A existência de pedaços de árvores no leito dos rios é algo natural, mas eles foram removidos com a passagem da lama. Eles ajudam a frear o fluxo das águas, criando remansos e diversificando os ambientes, o que é importante para o desenvolvimento das populações de peixes, que buscam locais mais calmos para o descanso, a fecundação e a alimentação.

“Estamos acelerando um processo que ocorreria naturalmente, recriando as características anteriores desses trechos afetados. Em uma área do rio com mata ciliar, a árvore vai morrer em algum momento, vai cair um galho, depois o tronco. É um ciclo da natureza. Mas aqui, não vamos esperar o plantio para a recomposição da mata ciliar que vai demorar uns dez anos para termos árvores maiores. Estamos acelerando esse processo e já instalando os troncos na calha do rio”, explica Pedro Ivo, coordenador do projeto.

Ilhas flutuantes

Outra iniciativa que está sendo preparada para aplicação no Rio Gualaxo do Norte é fruto de parceria com Lia Marinha, uma startup desenvolvida a partir de edital de inovação para a indústria realizado pelo Serviço Nacional de Aprendizagem Industrial (Senai). Ela desenvolveu uma biotecnologia que funciona como uma estação de tratamento natural. São ilhas flutuantes em que espécies da flora aquática são usadas para filtrar matéria orgânica, absorver metais e diminuir a turbidez da água.
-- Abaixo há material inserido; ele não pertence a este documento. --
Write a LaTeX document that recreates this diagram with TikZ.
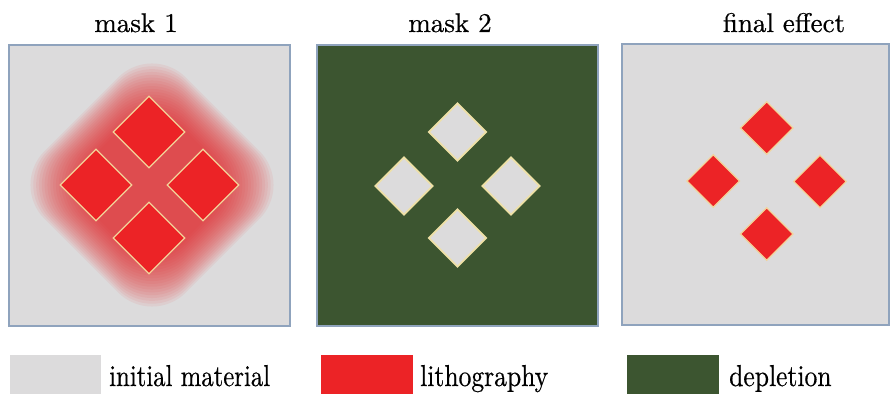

Testes em laboratório levaram à seleção de quatro espécies. A taboa, por exemplo, é nativa da região e mostrou boa capacidade para absorver metais. A expectativa é de que as ilhas flutuantes consigam reduzir em 10% níveis de ferro, alumínio e manganês.

Além disso, quando instaladas junto às beiradas do Rio Gualaxo do Norte, a biotecnologia seria capaz de impedir que parte da lama acumulada na margem seja carregada para o leito nos períodos chuvosos. Essa é uma preocupação considerando o plano de manejo de rejeitos aplicado pela Fundação Renova com o aval dos órgãos ambientais. Avaliou-se que a retirada da lama das margens do rio ampliaria o impacto e, com exceção de alguns locais, a opção foi por estimular a volta da matéria orgânica para que a mata ciliar possa crescer sobre esse novo solo.

Esse foi um dos motivos que levaram à realização, logo após a tragédia, de uma revegetação inicial dessas áreas com gramíneas e leguminosas. A medida buscava enriquecer o solo e combater a erosão com o consequente escoamento de lama para os mananciais. De acordo com a Fundação Renova, a turbidez da água do Rio Gualaxo do Norte está em queda desde o fim de 2015, quando ela atingiu o seu auge.